I've got for example 50 large txt files which I have to read line by line . All 50 files have the SAME number of rows .
I want to :
-- read (in parallel way ) first line of each file and do some parallel operation (operation on the first file record is a one thread)
-- when all operations are done in parallel way, I have to read (parallel) second line from each files and do some operation in parallel
-- and so on ...
How to do it ?
For example when I have only one file :
let file = File::open(filepath)?;
let reader = BufReader::new(file);
let mut range = reader.lines();
loop {
match range.next() {
Some(x) => {
// do some operation
},
None => { break }
}
}
But I need to hang executing loop until all parallels operations (from other files) will be done .
If you create a thread, in most libraries (including Rust's std), you get back a handle, which you can usually join(). You can collect all your thread handles in a Vec and then iterate over it to join them all.

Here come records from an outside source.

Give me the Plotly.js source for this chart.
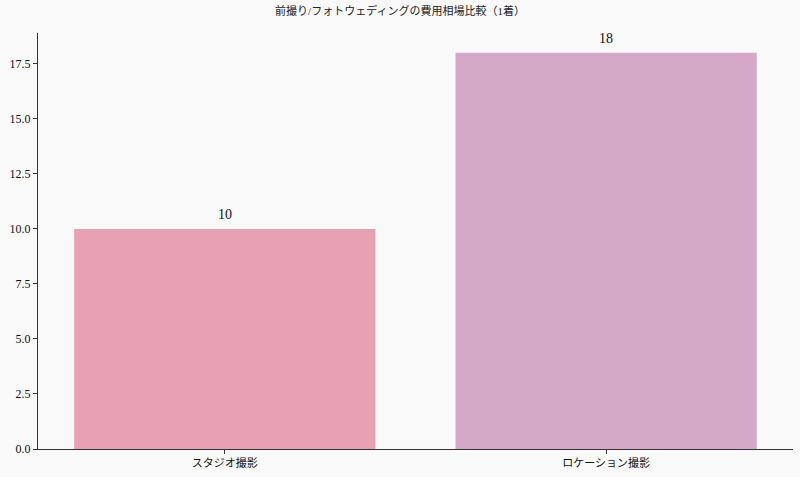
<!DOCTYPE html>
<html><head><meta charset="utf-8">
<script src="https://cdn.plot.ly/plotly-3.0.1.min.js"></script>
<style>html,body{margin:0;padding:0;background:#f9f9f9;}#c{width:800px;height:477px;}</style>
</head><body><div id="c"></div>
<script>
const categories = ["スタジオ撮影", "ロケーション撮影"];
const values = [10, 18];
const barColors = ["#e8a0b3", "#d4a9c8"];
const yTicks = [0, 2.5, 5, 7.5, 10, 12.5, 15, 17.5];
const yTickLabels = ["0.0", "2.5", "5.0", "7.5", "10.0", "12.5", "15.0", "17.5"];
const titleText = "前撮り/フォトウェディングの費用相場比較（1着）";

const fontFam = "'Liberation Serif', 'DejaVu Serif', 'Noto Sans CJK JP', serif";
const xs = categories.map((c, i) => i);
Plotly.newPlot("c", [{
  type: "bar",
  x: xs,
  y: values,
  width: 0.79,
  marker: {color: barColors, line: {width: 0}},
  hoverinfo: "none"
}], {
  width: 800, height: 477,
  margin: {l: 38, r: 7, t: 33, b: 28},
  paper_bgcolor: "#f9f9f9", plot_bgcolor: "#f9f9f9",
  title: {text: titleText, x: 0.5, xanchor: "center", y: 0.985, yanchor: "top",
          font: {family: fontFam, size: 11, color: "#222"}},
  showlegend: false,
  annotations: values.map((v, i) => ({
    x: xs[i], y: v, xref: "x", yref: "y", text: String(v), showarrow: false,
    yanchor: "bottom", yshift: 5, font: {family: fontFam, size: 14, color: "#111"}
  })),
  xaxis: {range: [-0.49, 1.49], tickvals: xs, ticktext: categories,
          showline: true, linecolor: "#333", linewidth: 1, ticks: "outside", ticklen: 4,
          tickcolor: "#333", showgrid: false, zeroline: false,
          tickfont: {family: fontFam, size: 11, color: "#111"}},
  yaxis: {range: [0, 18.9], tickvals: yTicks, ticktext: yTickLabels,
          showline: true, linecolor: "#333", linewidth: 1, ticks: "outside", ticklen: 4,
          tickcolor: "#333", showgrid: false, zeroline: false,
          tickfont: {family: fontFam, size: 12, color: "#111"}}
}, {displayModeBar: false, staticPlot: true});
</script></body></html>
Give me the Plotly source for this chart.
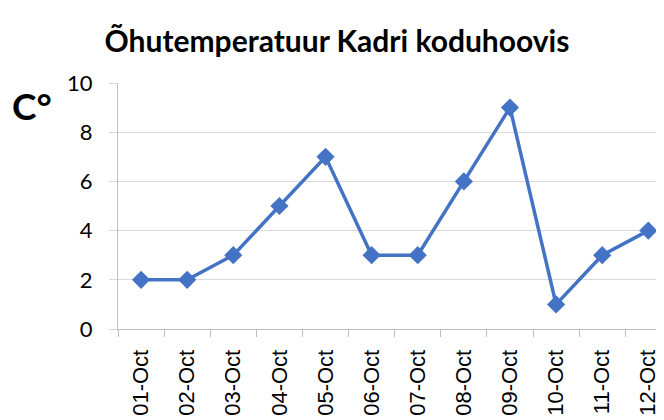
import plotly.graph_objects as go

categories = ["01-Oct", "02-Oct", "03-Oct", "04-Oct", "05-Oct", "06-Oct",
              "07-Oct", "08-Oct", "09-Oct", "10-Oct", "11-Oct", "12-Oct"]
temps = [2, 2, 3, 5, 7, 3, 3, 6, 9, 1, 3, 4]
y_ticks = [0, 2, 4, 6, 8, 10]

# page body has an 8px margin, so the figure is offset by 8px
OFF = 8
W, H = 664 - OFF, 420 - OFF
L, T, B = 118 - OFF, 83 - OFF, 420 - 329
PW = W - L

fig = go.Figure()
fig.add_trace(go.Scatter(
    x=categories, y=temps, mode="lines+markers",
    line=dict(color="#4472C4", width=3.5),
    marker=dict(symbol="diamond", size=14, color="#4472C4"),
    showlegend=False, cliponaxis=False,
))

fig.update_layout(
    width=W, height=H,
    margin=dict(l=L, r=0, t=T, b=B),
    paper_bgcolor="white", plot_bgcolor="white",
    title=dict(text="<b>Õhutemperatuur Kadri koduhoovis</b>",
               x=(337 - 118) / PW, xanchor="center", xref="paper",
               y=1 - (41 - OFF) / H, yanchor="middle", yref="container",
               font=dict(family="Lato", size=30, color="black")),
    annotations=[dict(text="<b>C°</b>", xref="paper", yref="paper",
                      x=(10 - 118) / PW, y=1 - 22 / 246,
                      xanchor="left", yanchor="middle",
                      showarrow=False,
                      font=dict(family="Lato", size=37, color="black"))],
)

fig.update_xaxes(
    type="category", range=[-0.5, 11.34], automargin=False,
    tickson="boundaries", ticks="outside", ticklen=7, tickcolor="#bfbfbf",
    showline=True, linecolor="#bfbfbf", linewidth=1,
    showgrid=False, tickangle=-90, ticksuffix="\u2002",
    tickfont=dict(family="Liberation Sans", size=22, color="black"),
)
fig.update_yaxes(
    range=[0, 10], tickvals=y_ticks, ticks="outside", ticklen=8,
    automargin=False, ticklabelstandoff=12,
    tickcolor="#d9d9d9", showgrid=True, gridcolor="#d9d9d9", gridwidth=1,
    showline=True, linecolor="#bfbfbf", linewidth=1, zeroline=False,
    tickfont=dict(family="Lato", size=22, color="black"),
)

fig.write_html("out.html")
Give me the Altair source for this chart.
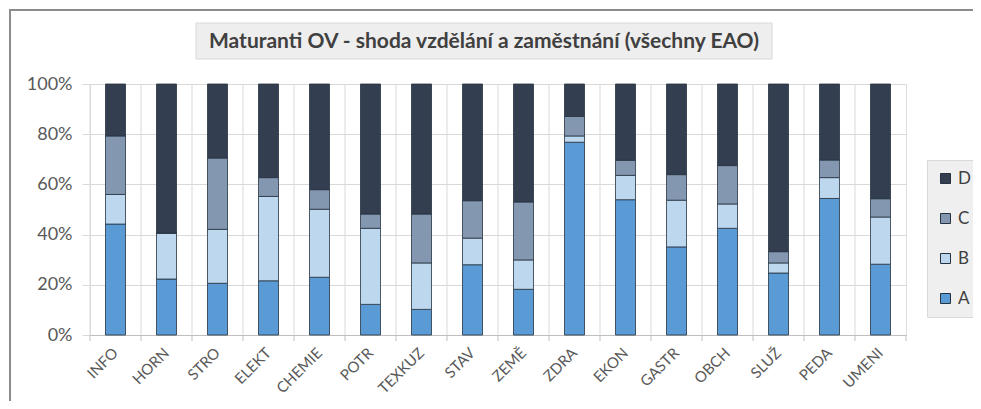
import altair as alt
import pandas as pd

categories = ["INFO", "HORN", "STRO", "ELEKT", "CHEMIE", "POTR", "TEXKUZ", "STAV",
              "ZEMĚ", "ZDRA", "EKON", "GASTR", "OBCH", "SLUŽ", "PEDA", "UMENI"]
series_names = ["A", "B", "C", "D"]
A = [44.2, 22.3, 20.6, 21.6, 23.0, 12.2, 10.2, 28.0, 18.2, 76.8, 53.9, 35.1, 42.5, 24.7, 54.4, 28.2]
B = [11.8, 18.3, 21.5, 33.6, 27.1, 30.3, 18.5, 10.6, 11.7, 2.5, 9.7, 18.6, 9.7, 4.0, 8.3, 18.8]
C = [23.3, 0.0, 28.4, 7.5, 7.8, 5.7, 19.5, 14.9, 23.1, 7.8, 6.0, 10.2, 15.3, 4.5, 7.0, 7.3]
D = [20.7, 59.4, 29.5, 37.3, 42.1, 51.8, 51.8, 46.5, 47.0, 12.9, 30.4, 36.1, 32.5, 66.8, 30.3, 45.7]
y_ticks = [0, 0.2, 0.4, 0.6, 0.8, 1.0]
title_text = "Maturanti  OV - shoda vzdělání a zaměstnání (všechny EAO)"

colors = {"A": "#5B9BD5", "B": "#BDD7EE", "C": "#8497B0", "D": "#333F50"}

rows = []
for i, cat in enumerate(categories):
    for j, (name, vals) in enumerate(zip(series_names, [A, B, C, D])):
        rows.append({"cat": cat, "seg": name, "val": vals[i], "ord": j})
df = pd.DataFrame(rows)
catdf = pd.DataFrame({"cat": categories})
one = pd.DataFrame({"k": [0]})

FONT = "Lato"
W, H = 816, 251
GRID = "#d9d9d9"
EDGE = "#263240"

xscale = alt.Scale(paddingInner=0, paddingOuter=0)
xaxis = alt.Axis(title=None, labelAngle=-45, ticks=False, grid=False,
                 domainColor="#bfbfbf", labelFont=FONT, labelFontSize=15,
                 labelColor="#595959", labelPadding=15, labelBaseline="middle",
                 labelAlign="right")

frame_top = alt.Chart(one).mark_rule(color="#8c8c8c", strokeWidth=2).encode(
    x=alt.value(-81), x2=alt.value(890), y=alt.value(-74))
frame_left = alt.Chart(one).mark_rule(color="#8c8c8c", strokeWidth=2).encode(
    x=alt.value(-80), y=alt.value(-75), y2=alt.value(320))

title_box = alt.Chart(one).mark_rect(fill="#eeeeee", stroke="#d9d9d9", strokeWidth=1).encode(
    x=alt.value(106), x2=alt.value(682), y=alt.value(-61), y2=alt.value(-25))
title_txt = alt.Chart(one).mark_text(
    text=title_text, font=FONT, fontSize=21, fontWeight="bold", color="#404040",
    align="center", baseline="middle").encode(x=alt.value(394), y=alt.value(-42))

bars = alt.Chart(df).mark_bar(size=20, stroke=EDGE, strokeWidth=0.8).encode(
    x=alt.X("cat:N", sort=categories, scale=xscale, axis=xaxis),
    y=alt.Y("val:Q", stack="normalize",
            axis=alt.Axis(title=None, format=".0%", values=y_ticks, domain=False,
                          tickColor=GRID, tickSize=8, gridColor=GRID,
                          labelFont=FONT, labelFontSize=18, labelColor="#595959",
                          labelPadding=10)),
    color=alt.Color("seg:N",
                    scale=alt.Scale(domain=["D", "C", "B", "A"],
                                    range=[colors["D"], colors["C"], colors["B"], colors["A"]]),
                    legend=alt.Legend(title=None, orient="none", legendX=837, legendY=76,
                                      fillColor="#efefef", strokeColor="#d9d9d9",
                                      padding=10, symbolType="square", symbolSize=100,
                                      symbolStrokeColor=EDGE, symbolStrokeWidth=1,
                                      labelFont=FONT, labelFontSize=17, labelColor="#404040",
                                      labelOffset=4, rowPadding=22)),
    order=alt.Order("ord:Q"),
)

vgrid = alt.Chart(catdf).mark_rule(color=GRID, strokeWidth=1).encode(
    x=alt.X("cat:N", sort=categories, bandPosition=0, scale=xscale, axis=xaxis),
    y=alt.value(0), y2=alt.value(H))
xticks = alt.Chart(catdf).mark_rule(color="#bfbfbf", strokeWidth=1).encode(
    x=alt.X("cat:N", sort=categories, bandPosition=0, scale=xscale, axis=xaxis),
    y=alt.value(H), y2=alt.value(H + 6))
last_tick = alt.Chart(one).mark_rule(color="#bfbfbf", strokeWidth=1).encode(
    x=alt.value(W), y=alt.value(H), y2=alt.value(H + 6))

chart = alt.layer(frame_top, frame_left, title_box, title_txt, vgrid, xticks, last_tick, bars).properties(
    width=W, height=H,
    autosize=alt.AutoSizeParams(type="none"),
    padding={"left": 82, "top": 76, "right": 67, "bottom": 66},
).configure_view(stroke=GRID).configure(background="white")

chart.save("out.html", embed_options={"renderer": "svg", "actions": False})
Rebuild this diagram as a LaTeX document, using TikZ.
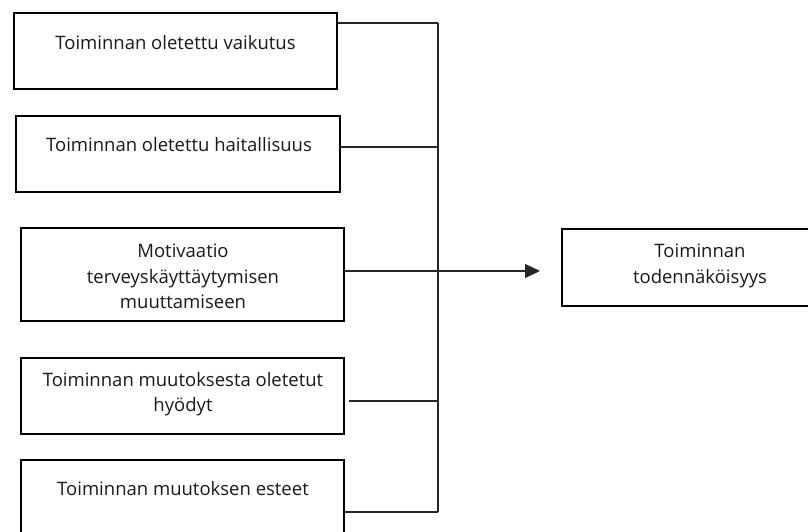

You can use an std::sync::Barrier to block every thread that reaches the barrier until all of them have waited at the barrier. That may not be the most efficient way to handle this though
Hi , thanks for all hints. Exploring threads in rust , I've done something like this :
fn files() -> Vec<&'static str>{
return vec!["FILE1.txt", "FILE2.txt", "FILE3.txt"]
}
fn main() -> Result<() , Box<dyn std::error::Error>> {
let now = Instant::now();
let mut record_iterators = HashMap::new();
for my_file in files() {
let file = File::open(my_file)?;
let reader = BufReader::new(file);
let range = reader.lines();
record_iterators.insert(my_file.to_string(), Mutex::new(range));
}
let database = Arc::new(Mutex::new(record_iterators));
for _ in 0..2000000{ //number of records on each file
let record_handles =
files()
.into_iter()
.map(|i| {
let cloned_ref = database.clone();
std::thread::spawn(move || {
let x = cloned_ref.lock().unwrap()
.get(i).unwrap().lock().unwrap()
.next().unwrap();
// do some operations on variable x ;
})
}
).collect::<Vec<_>>();
record_handles.into_iter().for_each(|h| h.join().unwrap());
}
let elapsed = now.elapsed();
println!("Elapsed: {:.2?}", elapsed);
Ok(())
}